Traditional home insulation is made up of sheets (or blankets) of fiberglass which can be installed into walls, floors, or ceiling as needed. This type of insulation works by preventing conductive heat transfer, or the transfer of heat through solid materials. Since glass is a poor conductor (and thus a good insulator), the small strands of glass that fiberglass is composed of work by creating a maze of air pockets bounded by glass that heat cannot move through easily. This mechanism of insulation has worked well in both residential and commercial structures for decades, but it is far from the most efficient type of insulation available. Spray foam now provides a more effective and greener alternative.
What is Spray Foam Insulation?
As the name implies, spray foam insulation begins in liquid form and rapidly expands when its constituent chemicals are combined during the spraying process. Since the foam can expand to 30 times its fluid volume or more, it can fill a wide variety of spaces. This flexibility allows the use of foam in areas that would be difficult or impossible to reach with traditional fiberglass mats, and that would normally require fiberglass to be blown in. Once hardened, the foam forms a solid which is able to block both conductive and convective heat transfer.
Understanding the Terminology
If you are considering the installation of foam insulation in a new home, then the two terms you are most likely to come across are "closed cell" and "open cell." These terms refer to the structure of the foam itself. After hardening, closed-cell foam will be made up of a dense network of foam cells with solid walls. By contrast, open-cell spray foam is made up of a looser structure of cells with air gaps. Closed-cell foam is a tighter, more substantial material that is, in turn, less flexible and tends to require multiple applications. On the other hand, open-cell foam is more flexible, softer, and better able to fill irregular spaces without requiring several sprays.

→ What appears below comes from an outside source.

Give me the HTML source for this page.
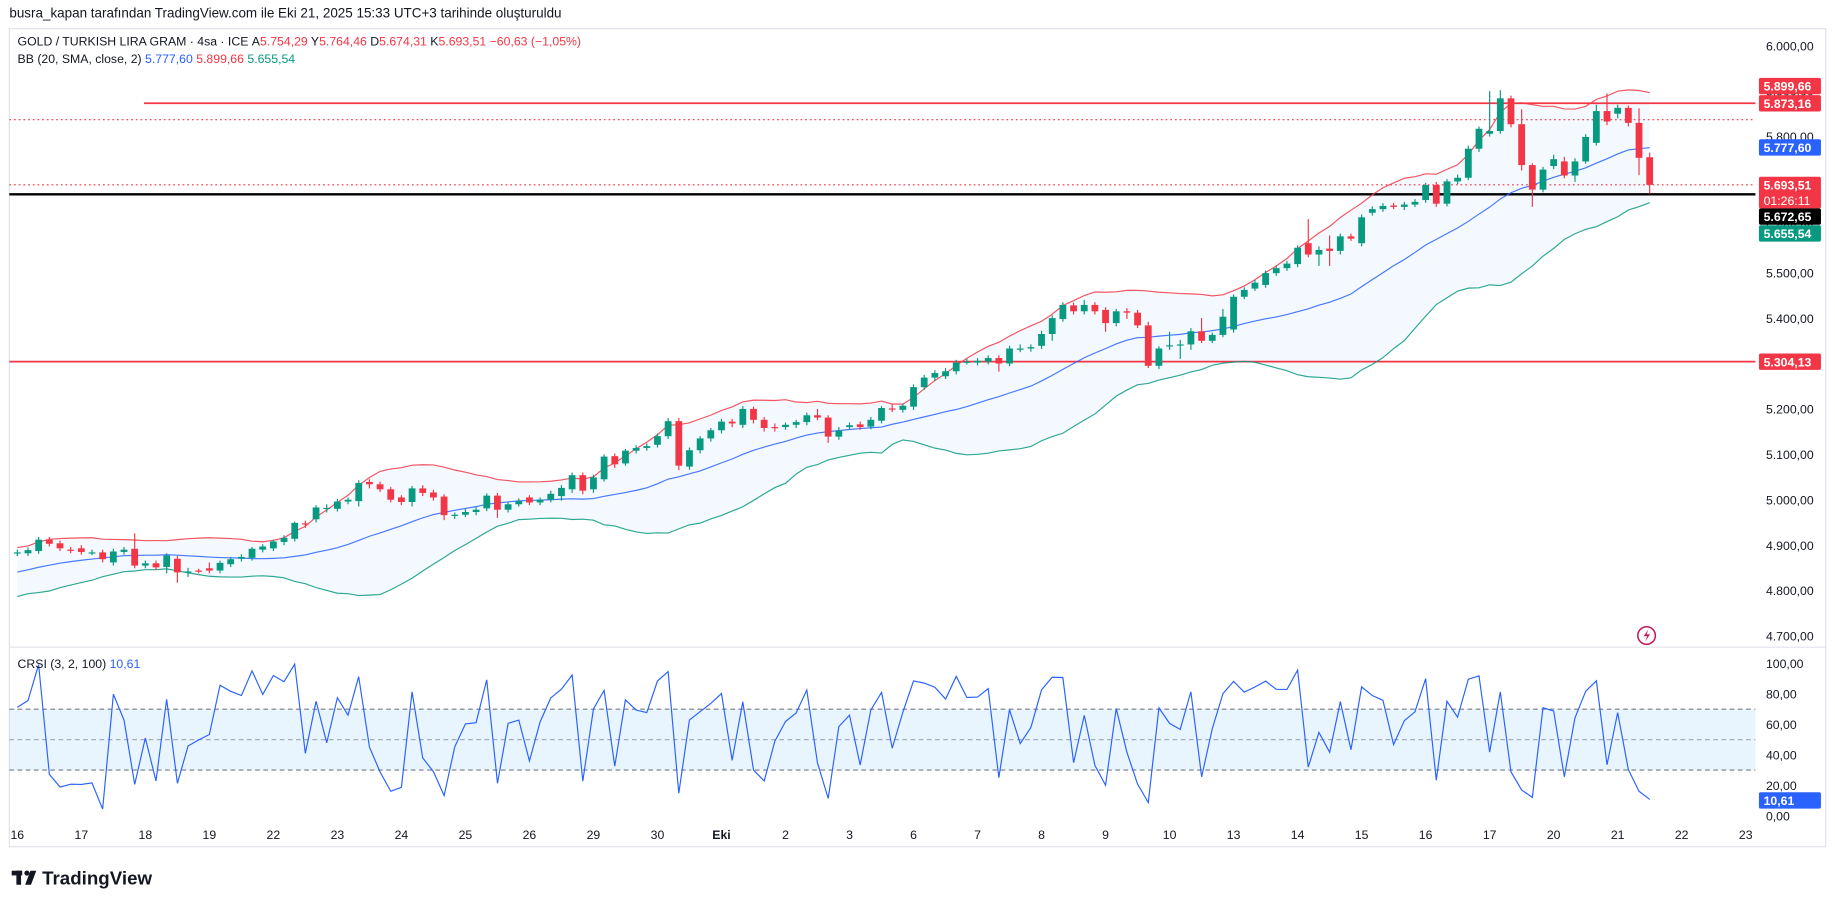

The Energy Efficiency Advantages of Open Cell Foam
While spray foam has clear advantages during installation, the higher cost is a concern for many homeowners. Luckily, the cost of spray foam is largely offset by its greater energy efficiency. Both foam and fiberglass work well to prevent conductive heat transfer, but fiberglass does nothing to prevent convective heat transfer, or the flow of heat through the movement of the air itself. Since foam forms a solid barrier, it prevents warm air from easily escaping through your home's walls. Open-cell foam does not entirely prevent convective transfer, but it can efficiently prevent most of it while generally costing less than a similar closed-cell installation. By choosing to insulate your home with open-cell spray foam insulation, you will likely quickly recoup your installation costs and rapidly begin to realize savings on your energy bills.